Une stratégie « constructive-destructive » : l’extrême droite allemande s’évertue, à l’image de ce qu’elle a réalisé en Thuringe, à paralyser le système des partis traditionnels et à recomposer le paysage politique.
« Il est tout à fait clair qu’ils veulent détruire la démocratie (…) qu’ils veulent la miner », a lancé mardi dans des termes inhabituellement durs Angela Merkel devant ses députés réunis à huis clos, selon des propos rapportés par les médias allemands.
L’onde de choc de l’élection, il y a une semaine, d’un président de région libéral grâce à une alliance entre élus de la droite modérée de la chancelière et de l’extrême droite – un tabou dans l’histoire récente allemande – continue de se propager. Même si le candidat du parti libéral FDP Thomas Kemmerich a finalement renoncé, face au tollé, à diriger la Thuringe, cette région d’ex-RDA reste dépourvue de direction. Et l’Alternative pour l’Allemagne (AfD), forte de son coup d’éclat, menace désormais de tout bloquer. Elle veut porter ses voix sur le seul candidat alternatif susceptible aujourd’hui d’être élu pour présider cette région enclavée de l’ex-RDA, le dirigeant sortant Bodo Ramelow, membre de la gauche radicale. L’AfD entend ainsi l’obliger à son tour à renoncer et entraîner une paralysie des institutions régionales.
La situation est telle qu’Angela Merkel a dû rompre depuis une semaine avec sa prudence habituelle pour lancer de sévère mise en garde : pas question d’alliance avec l’AfD, prête à tous « les stratagèmes ». En Thuringe, le parti anti-migrants et anti-élite a fait mine de présenter un candidat pour finalement voter pour celui du FDP et déclencher la crise.
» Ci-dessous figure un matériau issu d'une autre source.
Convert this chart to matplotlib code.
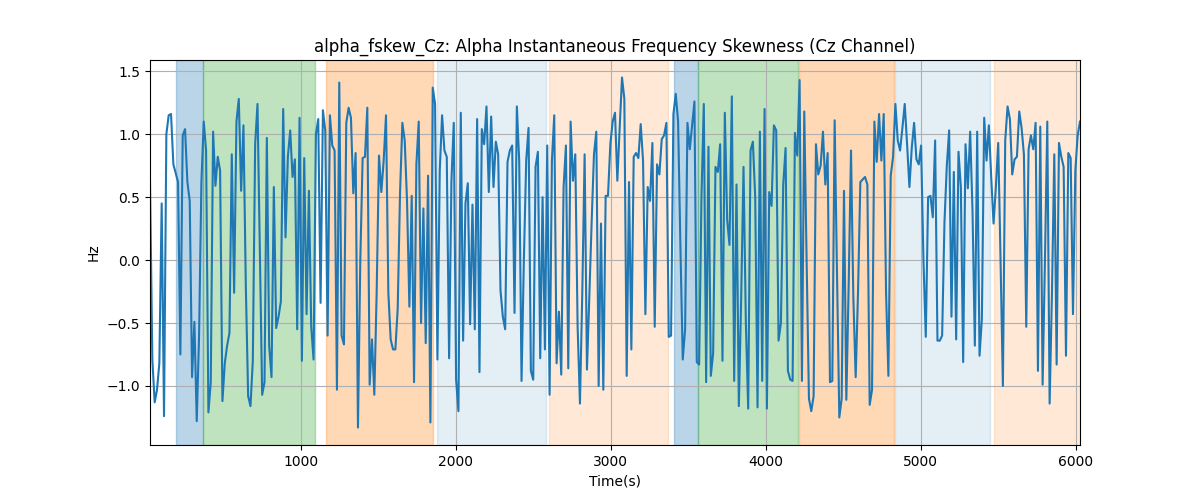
import numpy as np
import matplotlib.pyplot as plt

skew_hz = [
    0.62, -0.79, -1.13, -1.03, -0.82, 0.45, -1.24, 1.0, 1.15, 1.16, 0.76, 0.69, 0.62, -0.75, 0.99, 1.04, 0.62, 0.47, -0.93,
    -0.49, -1.28, -0.6, 0.62, 1.1, 0.87, -1.21, -0.97, 1.02, 0.59, 0.82, 0.71, -1.12, -0.82, -0.68, -0.58, 0.84, -0.26, 1.1,
    1.28, 0.55, 1.07, -0.2, -1.08, -1.16, -0.8, 0.92, 1.24, 0.1, -1.07, -0.97, 0.97, -0.68, -0.93, 0.58, -0.54, -0.45, -0.33,
    1.2, 0.18, 0.82, 1.03, 0.66, 0.8, -0.55, 1.13, -0.8, 0.81, -0.43, 0.55, -0.53, -0.79, 1.0, 1.12, -0.34, 1.19, 1.03, -0.6,
    1.15, 0.91, 0.87, -1.03, 1.41, -0.6, -0.67, 1.09, 1.21, 1.13, 0.53, 0.85, -1.33, 0.0, 0.81, 0.82, 1.21, -0.99, -0.63,
    -1.07, -0.26, 0.83, 0.54, 0.79, 1.15, -0.26, -0.63, -0.71, -0.71, -0.39, 0.53, 1.09, 0.95, 0.47, -0.37, 0.51, -0.97,
    0.76, 1.1, -0.5, 0.41, -0.66, 0.67, -1.29, 1.37, 1.24, -0.79, 0.71, 1.15, 0.87, 0.82, -0.78, 0.63, 1.09, -0.95, -1.2,
    1.17, -0.64, 0.45, 0.61, -0.51, 0.44, -0.55, 1.12, -0.89, 1.04, 0.92, 1.22, 0.54, 1.14, 0.58, 0.94, 0.84, -0.24, -0.45,
    -0.55, 0.78, 0.87, 0.91, -0.42, 1.22, 0.79, -0.96, 0.0, 0.79, 1.05, -0.88, -0.95, 0.74, 0.86, -0.78, 0.5, -0.71,
    0.91, -1.07, 0.79, 1.15, -0.82, -0.41, -0.91, 0.58, 0.91, -0.86, 1.1, 0.63, 0.84, -0.53, -1.14, -0.26, 0.84, -0.87,
    -0.3, 0.3, 0.84, 1.02, -1.0, 0.29, -1.03, 0.51, 0.51, 0.92, 1.1, 1.17, 0.63, 1.05, 1.45, 1.28, -0.92, 0.62, -0.71, 0.82,
    0.85, 0.81, 1.08, 0.79, -0.43, 0.58, 0.47, 0.93, -0.53, 0.76, 0.68, 0.96, 0.99, 1.09, -0.61, -0.6, 1.16, 1.32,
    1.1, 0.1, -0.79, -0.55, 1.09, 0.88, 1.07, 1.26, -0.81, -0.83, 0.5, 1.24, -0.97, 0.9, -0.92, -0.74, 0.74, 0.7, 0.92,
    -0.8, 1.17, 0.32, 0.12, 1.3, -0.96, 0.6, -1.16, -0.3, 0.74, -0.5, -1.18, 0.87, 0.94, 0.5, -1.17, 1.02, -0.96, 1.2, -1.18,
    0.54, 0.43, 1.07, 1.03, -0.64, -0.5, 0.6, 0.89, -0.88, -0.95, -0.96, 1.01, 0.83, 1.43, -0.96, 1.18, 0.0, -1.1,
    -1.2, -1.08, 0.92, 0.68, 0.75, 1.02, 0.6, 0.85, -0.97, -0.96, 1.11, -0.1, -1.25, -1.1, 0.55, -1.11, -0.2, 0.87, -0.3,
    -0.93, -0.26, 0.62, 0.64, 0.66, 0.6, -1.15, -1.03, 1.1, 0.78, 1.16, 0.79, 1.16, -0.26, -0.92, 0.67, 0.82, 1.24, 0.95,
    0.87, 1.05, 1.24, 0.92, 0.58, 0.89, 1.09, 0.8, 0.76, 0.91, 0.0, -0.61, 0.5, 0.51, 0.34, 0.95, -0.64, -0.64, -0.6,
    0.3, 0.75, 1.03, -0.45, 0.70, -0.63, 0.86, 0.58, -0.81, 0.92, 0.57, 1.02, 0.39, -0.68, 1.02, -0.76, -0.47, 1.13, 0.79,
    1.07, 0.66, 0.29, 0.58, 0.93, 0.0, -1.0, 0.95, 1.22, 1.12, 0.68, 0.80, 0.82, 1.18, 1.05, 0.84, -0.53, 0.88, 0.99, 0.88,
    1.09, -0.88, 1.06, -0.99, 0.0, 1.1, -1.14, -0.26, 0.84, -0.83, 0.93, 0.82, 0.74, -0.76, 0.85, 0.81, -0.43, 0.71, 0.99,
    1.1,
]
t_first = 28
t_last = 6026

# shaded segments (s) and their kind
seg_start = [198, 373, 1160, 1880, 2603, 3406, 3562, 4215, 4835, 5469]
seg_end = [373, 1090, 1854, 2585, 3368, 3562, 4209, 4829, 5443, 6040]
seg_kind = ['a', 'b', 'c', 'd', 'e', 'a', 'b', 'c', 'd', 'e']

SEG_STYLE = {
    'a': ('C0', 0.3),
    'b': ('C2', 0.3),
    'c': ('C1', 0.3),
    'd': ('C0', 0.12),
    'e': ('C1', 0.17),
}

time_s = np.linspace(t_first, t_last, len(skew_hz))

plt.figure(figsize=(12, 5))
for s, e, k in zip(seg_start, seg_end, seg_kind):
    color, alpha = SEG_STYLE[k]
    plt.axvspan(s, e, color=color, alpha=alpha)
plt.plot(time_s, skew_hz, color='C0')
plt.xlim(time_s[0], time_s[-1])
plt.title('alpha_fskew_Cz: Alpha Instantaneous Frequency Skewness (Cz Channel)')
plt.xlabel('Time(s)')
plt.ylabel('Hz')
plt.grid(True)
plt.savefig('out.png')
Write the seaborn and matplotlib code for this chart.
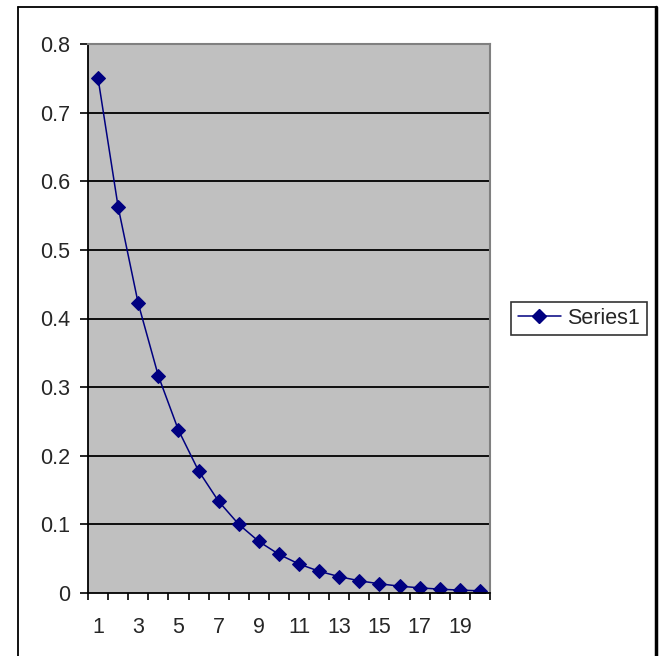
import matplotlib
matplotlib.use("Agg")
import matplotlib.pyplot as plt
import matplotlib.lines as mlines
import seaborn as sns
import pandas as pd

categories = list(range(1, 21))
series1 = [0.75, 0.5625, 0.4219, 0.3164, 0.2373, 0.178, 0.1335, 0.1001, 0.0751, 0.0563,
           0.0422, 0.0317, 0.0238, 0.0178, 0.0134, 0.0100, 0.0075, 0.0056, 0.0042, 0.0032]
xtick_labels = ["1", "3", "5", "7", "9", "11", "13", "15", "17", "19"]
ytick_labels = ["0", "0.1", "0.2", "0.3", "0.4", "0.5", "0.6", "0.7", "0.8"]

df = pd.DataFrame({"x": categories, "y": series1, "series": "Series1"})

sns.set_style("white")
plt.rcParams["font.family"] = ["Liberation Sans", "DejaVu Sans"]

W, H = 659, 656
FS = 15.5
fig = plt.figure(figsize=(W / 100, H / 100), dpi=100)
ax = fig.add_axes([88 / W, (H - 593) / H, (490 - 88) / W, (593 - 44) / H])
ax.set_facecolor("#c0c0c0")

sns.lineplot(data=df, x="x", y="y", ax=ax, color="#000080", marker="D",
             markersize=7.5, markeredgecolor="#000080", linewidth=1.1, legend=False)

ax.set_xlim(0.5, 20.5)
ax.set_ylim(0, 0.8)
yt = [i / 10 for i in range(9)]
ax.set_yticks(yt)
ax.set_yticklabels(ytick_labels)
ax.set_xticks([int(s) for s in xtick_labels])
ax.set_xticklabels(xtick_labels)
ax.set_xticks([i + 0.5 for i in range(21)], minor=True)
ax.tick_params(axis="x", which="major", length=0, pad=17, labelsize=FS)
ax.tick_params(axis="x", which="minor", length=5, width=1.2, color="black", direction="out")
ax.tick_params(axis="y", which="major", length=5.8, width=1.2, color="black", direction="out",
               labelsize=FS, pad=7)
ax.tick_params(left=True, bottom=True, which="both")
for v in yt[1:]:
    ax.axhline(v, color="black", linewidth=1.3, zorder=1)

ax.set_xlabel("")
ax.set_ylabel("")
for s in ["left", "bottom"]:
    ax.spines[s].set_color("black")
    ax.spines[s].set_linewidth(1.3)
for s in ["top", "right"]:
    ax.spines[s].set_color("#808080")
    ax.spines[s].set_linewidth(1.5)

handle = mlines.Line2D([], [], color="#000080", marker="D", markersize=7.5, linewidth=1.1)
leg = fig.legend([handle], ["Series1"], loc="center", bbox_to_anchor=(579 / W, 1 - 318.5 / H),
                 frameon=True, fancybox=False, fontsize=FS, handlelength=2.0,
                 borderpad=0.3, handletextpad=0.3, borderaxespad=0, edgecolor="black")
leg.get_frame().set_linewidth(1.2)

# outer chart border
fig.add_artist(mlines.Line2D([18 / W, 18 / W], [0, 1 - 7 / H], color="black", lw=1.3,
                             transform=fig.transFigure))
fig.add_artist(mlines.Line2D([18 / W, 656 / W], [1 - 7 / H, 1 - 7 / H], color="black", lw=1.3,
                             transform=fig.transFigure))
fig.add_artist(mlines.Line2D([655.5 / W, 655.5 / W], [0, 1 - 7 / H], color="black", lw=2.5,
                             transform=fig.transFigure))

fig.savefig("out.png", dpi=100)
Au plan national les dégâts politiques sont déjà énormes. « Deux chefs de parti ont échoué en peu de temps, principalement à cause de l’AfD », résume mercredi le Spiegel. Angela Merkel, qui prendra sa retraite politique au plus tard fin 2021, a en effet quitté ses fonctions de présidente du parti de droite CDU fin 2018 après une série de mauvais résultats électoraux en ex-RDA, bastion de l’AfD. Quant à sa dauphine désignée, Annegret Kramp-Karrenbauer, elle a jeté l’éponge lundi après qu’une partie de ses troupes en Thuringe a piétiné sa consigne de ne jamais joindre leur voix à celles de l’extrême droite.
Tous les scénarios possibles
Sans dépasser les 15% à l’échelon fédéral dans les sondages, l’AfD est ainsi en passe, au moins à l’Est, de devenir « la force motrice » du paysage politique allemand et plonge les autres formations, bien plus anciennes qu’elle, dans l' »insécurité », affirme le Spiegel. Tous les scénarios sont désormais possibles, y compris celui d’élections anticipées, alors que la politique allemande depuis la guerre s’est surtout distinguée jusqu’ici par sa grande prévisibilité.
Cette stratégie de l’AfD, baptisée « constructive-destructive » par Götz Kubischek, un des idéologues de l’extrême droite, consiste à « installer quelqu’un sur le trône à Erfurt qui sera déboulonné par Berlin » et ainsi paralyser le jeu démocratique. La droite conservatrice, toujours en tête dans les sondages nationaux mais désormais talonnée par les Verts, en est la principale victime. Annegret Kramp-Karrenbauer a justifié son retrait par la tentation d’une frange de son parti de coopérer avec l’AfD.
Le mouvement est en effet de plus en plus tiraillé entre adversaires et partisans d’une coopération avec la droite radicale, notamment dans l’ex-RDA où cette dernière est très forte et complique la formation de majorités. L’AfD sème le trouble « en violant les règles et les normes qui déterminent la culture politique démocratique » depuis des décennies, selon le politologue Gero Neugebauer. Mais si cette stratégie est efficace à court terme, elle ne permet pas à ce stade à cette formation d’obtenir des scores susceptibles de pousser les « autres partis à abandonner leur position actuelle » et à envisager des alliances, explique ce chercheur à l’Université libre de Berlin.
Le départ d' »AKK » ouvre en outre la voie à l’avènement de dirigeants comme Friedrich Merz ou Jens Spahn, des conservateurs assumés plus à même, selon Gero Neugebauer, de « mobiliser les anciens électeurs de la CDU/CSU » qui ont basculé dans l’abstention voire le vote d’extrême droite.